- [Task objective]:
Which lines in the material below contain the word "chart"? Copy each of them.

- [Data provided]:
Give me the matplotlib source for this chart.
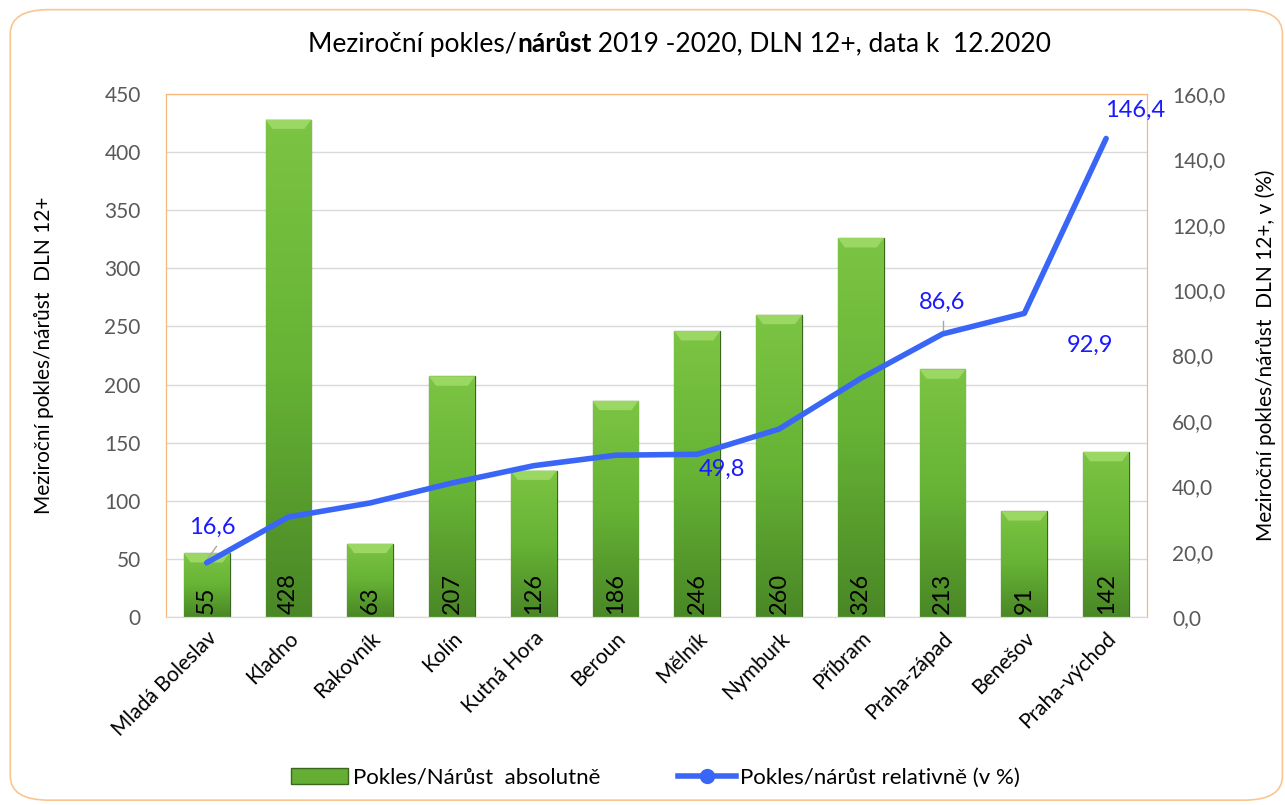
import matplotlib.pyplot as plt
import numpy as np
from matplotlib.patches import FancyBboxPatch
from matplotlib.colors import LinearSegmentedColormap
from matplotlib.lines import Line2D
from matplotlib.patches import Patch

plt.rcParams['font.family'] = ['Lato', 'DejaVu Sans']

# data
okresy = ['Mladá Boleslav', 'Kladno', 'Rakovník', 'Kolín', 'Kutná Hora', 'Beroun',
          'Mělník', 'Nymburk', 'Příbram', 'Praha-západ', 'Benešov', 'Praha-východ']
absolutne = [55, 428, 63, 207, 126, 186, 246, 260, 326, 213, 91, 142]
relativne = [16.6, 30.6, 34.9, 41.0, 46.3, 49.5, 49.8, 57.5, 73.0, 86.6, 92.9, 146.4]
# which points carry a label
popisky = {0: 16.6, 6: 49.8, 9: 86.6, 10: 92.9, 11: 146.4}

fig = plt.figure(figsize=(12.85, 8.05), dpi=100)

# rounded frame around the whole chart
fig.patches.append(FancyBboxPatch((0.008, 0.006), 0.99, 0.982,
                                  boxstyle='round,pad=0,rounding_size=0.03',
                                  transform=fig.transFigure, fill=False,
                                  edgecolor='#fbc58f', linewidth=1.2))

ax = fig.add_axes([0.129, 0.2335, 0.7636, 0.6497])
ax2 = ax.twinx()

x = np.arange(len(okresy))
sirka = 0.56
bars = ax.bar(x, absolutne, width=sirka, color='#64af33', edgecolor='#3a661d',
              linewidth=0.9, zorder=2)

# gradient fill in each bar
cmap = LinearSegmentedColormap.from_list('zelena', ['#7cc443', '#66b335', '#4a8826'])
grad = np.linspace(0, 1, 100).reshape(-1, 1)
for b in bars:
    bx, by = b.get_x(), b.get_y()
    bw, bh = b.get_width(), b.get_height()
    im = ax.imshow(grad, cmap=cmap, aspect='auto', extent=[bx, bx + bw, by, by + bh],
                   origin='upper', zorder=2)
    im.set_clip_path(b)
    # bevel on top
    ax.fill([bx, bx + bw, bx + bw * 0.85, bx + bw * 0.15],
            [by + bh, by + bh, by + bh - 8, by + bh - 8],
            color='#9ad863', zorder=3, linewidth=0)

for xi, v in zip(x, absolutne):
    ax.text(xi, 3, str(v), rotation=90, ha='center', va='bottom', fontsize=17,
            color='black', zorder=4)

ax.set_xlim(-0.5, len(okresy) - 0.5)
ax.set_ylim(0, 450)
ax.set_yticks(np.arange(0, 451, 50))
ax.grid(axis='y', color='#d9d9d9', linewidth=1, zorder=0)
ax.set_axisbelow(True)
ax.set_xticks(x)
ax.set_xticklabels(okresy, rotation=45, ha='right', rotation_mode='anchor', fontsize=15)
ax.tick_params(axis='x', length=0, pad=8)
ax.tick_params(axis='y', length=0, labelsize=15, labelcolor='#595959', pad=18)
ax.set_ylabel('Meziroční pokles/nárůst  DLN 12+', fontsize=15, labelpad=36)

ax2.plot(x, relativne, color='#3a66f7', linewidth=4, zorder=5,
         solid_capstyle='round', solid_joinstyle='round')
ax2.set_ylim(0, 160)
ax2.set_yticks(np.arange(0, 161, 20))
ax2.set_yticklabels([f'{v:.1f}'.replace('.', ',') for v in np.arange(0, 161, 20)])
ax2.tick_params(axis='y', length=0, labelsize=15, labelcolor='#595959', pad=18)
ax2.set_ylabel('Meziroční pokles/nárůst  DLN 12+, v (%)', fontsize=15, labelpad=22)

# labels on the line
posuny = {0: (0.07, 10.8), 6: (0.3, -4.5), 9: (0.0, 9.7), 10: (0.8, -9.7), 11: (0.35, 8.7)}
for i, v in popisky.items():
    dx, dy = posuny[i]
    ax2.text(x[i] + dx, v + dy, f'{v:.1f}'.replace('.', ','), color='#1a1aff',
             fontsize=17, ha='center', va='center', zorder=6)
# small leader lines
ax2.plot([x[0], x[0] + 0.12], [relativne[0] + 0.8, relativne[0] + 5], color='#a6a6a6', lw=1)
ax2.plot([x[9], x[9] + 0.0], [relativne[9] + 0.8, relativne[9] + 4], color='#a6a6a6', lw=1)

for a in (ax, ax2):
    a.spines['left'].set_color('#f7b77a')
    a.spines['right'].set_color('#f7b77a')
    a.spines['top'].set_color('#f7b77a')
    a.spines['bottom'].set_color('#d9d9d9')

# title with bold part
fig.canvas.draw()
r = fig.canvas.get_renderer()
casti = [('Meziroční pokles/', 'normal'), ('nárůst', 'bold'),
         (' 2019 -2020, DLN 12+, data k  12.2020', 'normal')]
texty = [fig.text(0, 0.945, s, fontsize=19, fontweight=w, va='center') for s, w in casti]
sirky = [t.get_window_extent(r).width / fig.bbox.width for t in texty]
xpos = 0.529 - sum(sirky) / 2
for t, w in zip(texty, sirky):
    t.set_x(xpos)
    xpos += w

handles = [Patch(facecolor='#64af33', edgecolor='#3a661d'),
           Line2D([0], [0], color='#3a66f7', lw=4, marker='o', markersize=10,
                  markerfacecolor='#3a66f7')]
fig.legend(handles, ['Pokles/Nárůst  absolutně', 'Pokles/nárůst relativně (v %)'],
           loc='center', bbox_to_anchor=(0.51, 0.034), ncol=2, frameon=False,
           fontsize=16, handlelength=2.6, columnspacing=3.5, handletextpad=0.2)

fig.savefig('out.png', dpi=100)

- [Solution for this task]:
Give me the matplotlib source for this chart.
# rounded frame around the whole chart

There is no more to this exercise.